Project Roshni to be extended to 18 schools in Ernakulam

Pilot project manages to overcome language barrier for migrant children

June 09, 2018 11:18 pm | Updated June 10, 2018 08:41 am IST - Kochi

A class under Project Roshini in progress at a school in Ernakulam district.

A class under Project Roshini in progress at a school in Ernakulam district.

Buoyed by the success of its ground-breaking pilot project to educate children of migrant workers, the district administration has now taken steps to expand the initiative, named Project Roshni, to 18 schools in the district from the present four.

The second phase of the project, which boldly experimented with ways to overcome the language barrier confronting the children, mostly from Bihar, West Bengal, Karnataka, Tamil Nadu, Odisha, Assam and Nepal, is set to get under way by the end of this month – June 25, in all likelihood.

The Sarva Shiksha Abhiyan (SSA) which is collaborating in the project with sourcing, training and deploying volunteers as ‘mentors’ to the children is in the process of recruiting them. District Collector K. Mohammed Y. Safirulla said the pilot project run in Government High School, Binanipuram, Union Lower Primary School, Thrikkanarvattam, Government Lower Primary School, Ponnurunni, and Government Upper Primary School, Kandanthara, showed “significant progress in the learning outcome” of the migrant children.

Mostly from humble backgrounds and with little support from their low-wage earning parents engaged as manual workers in various sectors in Kerala, 140-odd children part of the pilot phase of the project had the odds up against them. With their native tongue different from the medium of instruction (Malayalam) in these schools, getting around the language barrier to communicate with the children and to initiate them into the world of letters was an uphill task.

Code-switching

It was there that a pedagogical experiment by Jayasree Kulakkunnath, a teacher at the GHS Binanipuram and now academic coordinator of Roshni, came handy. “Our school has a vast number of children of migrant workers and since I was faced with this problem, I had done some research and adopted a methodology to get across to these children,” said Ms.

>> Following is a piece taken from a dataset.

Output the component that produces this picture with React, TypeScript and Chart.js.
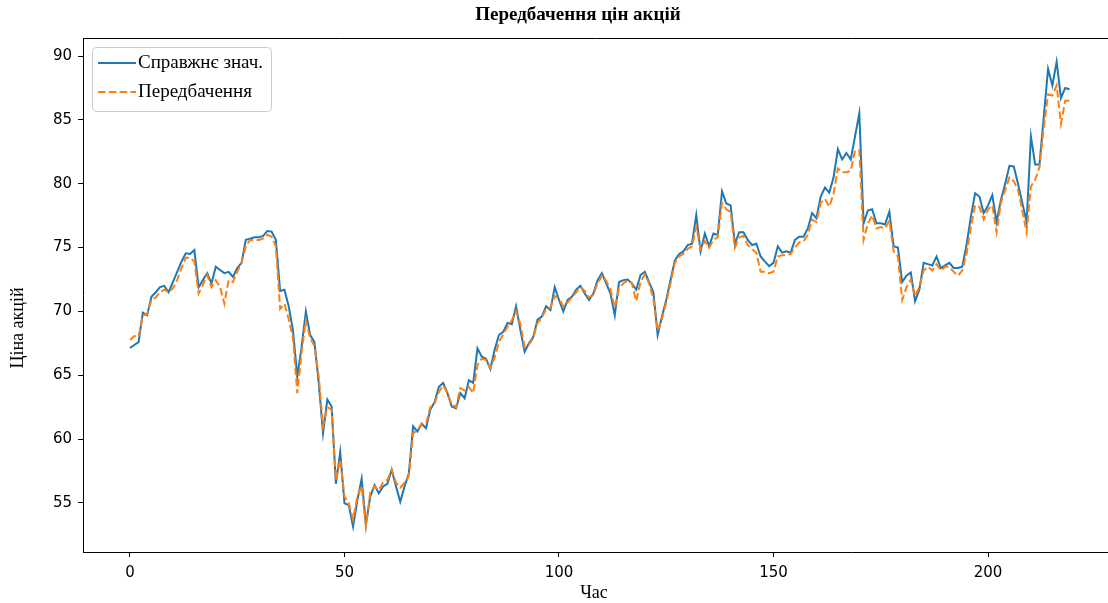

Jayasree, who had sought the help of educationist K.N. Anandan.

“Code-switching was the strategy that was adopted. It means the speaker alternates between two or more languages or language varieties, including graphic (visual) learning, in the context of a single conversation,” said Dr. Anandan, a believer in the Chomskyan dictum that humans have an innate sense of language.

Getting volunteers

Recruiting volunteers who are multilingual and capable of conversing alternating between the students’ native tongue, Malayalam, English and visual expressions to convey a fixed idea was a tough task, but that could be achieved, pointed out C.K. Prakash, former deputy collector and general coordinator of the project.

BPCL-Kochi Refinery chipped in with the funds needed to roll out the project. “We wanted to bring the children to schools early in the day for interactive sessions with the volunteers and a breakfast scheme catalysed it, helping bring down absenteeism,” said Mr. Safirulla. Schools with at least 20 migrant children were selected for the pilot and when expanded to 18 schools, it would be a socio-cultural bridge for about 700 of the children who would otherwise have no education or social integration, he said.

Integrated approach

The approach is systematic, with the second phase of the programme aiming at an integrated approach to also incorporate study of subjects and not just the language. “An evaluation conducted revealed that the pilot project succeeded in nurturing the language skills of these children,” said Mr. Safirulla.

Ms. Jayasree said the focus on children below the age of 12 would continue to be language skills development, and the approach towards elderly children would be to help them identify and prune their art and crafts skills. An integrated approach would be taken to also initiate them to the sciences, history and the like, she added.